In the book, The Distance Between Us, Reyna Grande describes her crossing from Mexico to the U.S. and she discusses how her family's new life in the U.S. is a better life. However, her crossing is fraught with perils, and is burdened with the prospect of getting caught, and than deported. Too get deported means to return to a life stricken with poverty, of not always knowing when you will get a meal.

For Reyna Grande and her family it meant to live in conditions riddled with epidemics of many natures. And to contract an illness meant to attempt to cure it with home remedies, many of which weren't sufficient enough. For Reyna's family and for many families coming from Latin America and Mexico to the U.S., money was, and still is, very hard to come by. The reason for this, Reyna Grande states on page six of her book, "The year before, the peso was devalued 45 percent to the US dollar." In that one sentence, the reason for the rising flow of immigrants becomes more obvious. Throughout the timeline in the book, the peso devalued even more, driving Reyna and her family from her homeland, where she came from. Yet she never forgot where she came from.

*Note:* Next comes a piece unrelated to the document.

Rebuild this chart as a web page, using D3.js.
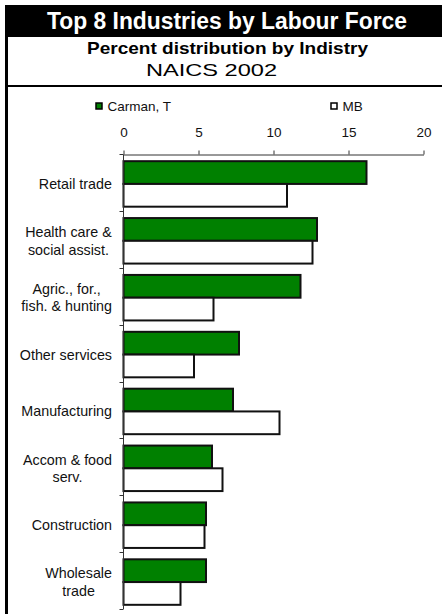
<!DOCTYPE html>
<html>
<head>
<meta charset="utf-8">
<script src="https://cdn.jsdelivr.net/npm/d3@7"></script>
<style>
  body { margin: 0; background: #fff; }
  text { font-family: "Liberation Sans", Arial, sans-serif; }
</style>
</head>
<body>
<div id="paper"></div>
<script>
// chart values
const categories = [
  ["Retail trade"],
  ["Health care &", "social assist."],
  ["Agric., for.,", "fish. & hunting"],
  ["Other services"],
  ["Manufacturing"],
  ["Accom & food", "serv."],
  ["Construction"],
  ["Wholesale", "trade"]
];
const carman = [16.2, 12.9, 11.8, 7.7, 7.3, 5.9, 5.5, 5.5];
const mb = [10.9, 12.6, 6.0, 4.7, 10.4, 6.6, 5.4, 3.8];
const seriesNames = ["Carman, T", "MB"];
const xTicks = [0, 5, 10, 15, 20];

const W = 442, H = 614;
const green = "#008000";

const svg = d3.select("#paper").append("svg")
  .attr("width", W)
  .attr("height", H);

// frame + title bar
svg.append("rect").attr("x", 5).attr("y", 5).attr("width", W - 5).attr("height", 32).attr("fill", "#000");
svg.append("rect").attr("x", 5).attr("y", 5).attr("width", 3).attr("height", H - 5).attr("fill", "#000");
svg.append("rect").attr("x", 5).attr("y", 85).attr("width", W - 5).attr("height", 2).attr("fill", "#000");

// titles (stretched a bit wider, like the original)
let t = svg.append("text")
  .attr("x", 227).attr("y", 29)
  .attr("text-anchor", "middle")
  .attr("fill", "#fff")
  .attr("font-weight", "bold")
  .attr("font-size", 23)
  .attr("textLength", 360)
  .attr("lengthAdjust", "spacingAndGlyphs")
  .text("Top 8 Industries by Labour Force");

svg.append("text")
  .attr("x", 227.5).attr("y", 54)
  .attr("text-anchor", "middle")
  .attr("font-weight", "bold")
  .attr("font-size", 17)
  .attr("textLength", 281)
  .attr("lengthAdjust", "spacingAndGlyphs")
  .text("Percent distribution by Indistry");

svg.append("text")
  .attr("x", 211.5).attr("y", 76)
  .attr("text-anchor", "middle")
  .attr("font-size", 17)
  .attr("textLength", 131)
  .attr("lengthAdjust", "spacingAndGlyphs")
  .text("NAICS 2002");

// scales
const x = d3.scaleLinear().domain([0, 20]).range([123.5, 423.5]);
const y = d3.scaleBand()
  .domain(d3.range(categories.length))
  .range([154, 609])
  .paddingInner(0.2)
  .paddingOuter(0.1);
const ySub = d3.scaleBand().domain([0, 1]).range([0, y.bandwidth()]);

// top axis
const xAxis = svg.append("g")
  .attr("transform", "translate(0,154.5)")
  .call(d3.axisTop(x).tickValues(xTicks).tickSize(4).tickSizeOuter(0).tickPadding(14));
xAxis.select(".domain").attr("stroke", "#333");
xAxis.selectAll(".tick line").attr("stroke", "#333");
xAxis.selectAll("text").attr("font-size", 13.5).attr("fill", "#111")
  .attr("font-family", "Liberation Sans, Arial, sans-serif");

// bars
const rows = svg.append("g").selectAll("g")
  .data(categories)
  .join("g")
  .attr("transform", (d, i) => `translate(0,${y(i) + 1.5})`);

rows.selectAll("rect")
  .data((d, i) => [carman[i], mb[i]])
  .join("rect")
  .attr("x", x(0))
  .attr("y", (d, j) => ySub(j))
  .attr("width", d => x(d) - x(0))
  .attr("height", ySub.bandwidth())
  .attr("fill", (d, j) => j === 0 ? green : "#fff")
  .attr("stroke", "#111")
  .attr("stroke-width", 2);

// left axis with ticks at category boundaries
const step = y.step();
const yStart = y(0) - step * y.paddingInner() / 2;
svg.append("line")
  .attr("x1", x(0)).attr("x2", x(0))
  .attr("y1", 154.5).attr("y2", yStart + step * categories.length)
  .attr("stroke", "#333");
svg.append("g").selectAll("line")
  .data(d3.range(categories.length + 1))
  .join("line")
  .attr("x1", x(0) - 4).attr("x2", x(0))
  .attr("y1", i => Math.round(yStart + i * step) + 0.5)
  .attr("y2", i => Math.round(yStart + i * step) + 0.5)
  .attr("stroke", "#333");

// category labels: block right aligned, lines centred inside the block
const labels = svg.append("g").selectAll("text")
  .data(categories)
  .join("text")
  .attr("font-size", 14.3)
  .attr("fill", "#111")
  .attr("text-anchor", "middle");

labels.each(function(lines, i) {
  const el = d3.select(this);
  const lh = 17.5;
  const cy = y(i) + y.bandwidth() / 2 + 1.5;
  lines.forEach((s, k) => {
    el.append("tspan")
      .attr("x", 0)
      .attr("y", cy + 5 + (k - (lines.length - 1) / 2) * lh)
      .text(s);
  });
  const w = this.getBBox().width;
  el.selectAll("tspan").attr("x", 112 - w / 2);
});

// legend
const legendX = [96, 331];
const leg = svg.append("g").selectAll("g")
  .data(seriesNames)
  .join("g")
  .attr("transform", (d, i) => `translate(${legendX[i]},103)`);
leg.append("rect")
  .attr("width", 6).attr("height", 6)
  .attr("fill", (d, i) => i === 0 ? green : "#fff")
  .attr("stroke", "#000").attr("stroke-width", 1.5);
leg.append("text")
  .attr("x", 11.5).attr("y", 7.5)
  .attr("font-size", 13.5)
  .attr("fill", "#111")
  .text(d => d);
</script>
</body>
</html>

With the peso's value devaluing at such a rapid rate, and jobs becoming scarce, the source of much of the problem, seems to start with the foreign governments. As one article states, we in the U.S. are going about this in the wrong way, "Our foreign policy priorities must shift, and we must invest more talent and resources in collaborating with Latin American governments to fix their broken countries, economies, and societies." Yet the U.S. instead continues to send troops to the border, who in turn can not keep up with the flow of immigrants pouring into the United States. This in turn allows more gangs, weapons, and drugs to enter the US undetected and unhindered.  The solution to the problem lies within the cooperation of the Americas.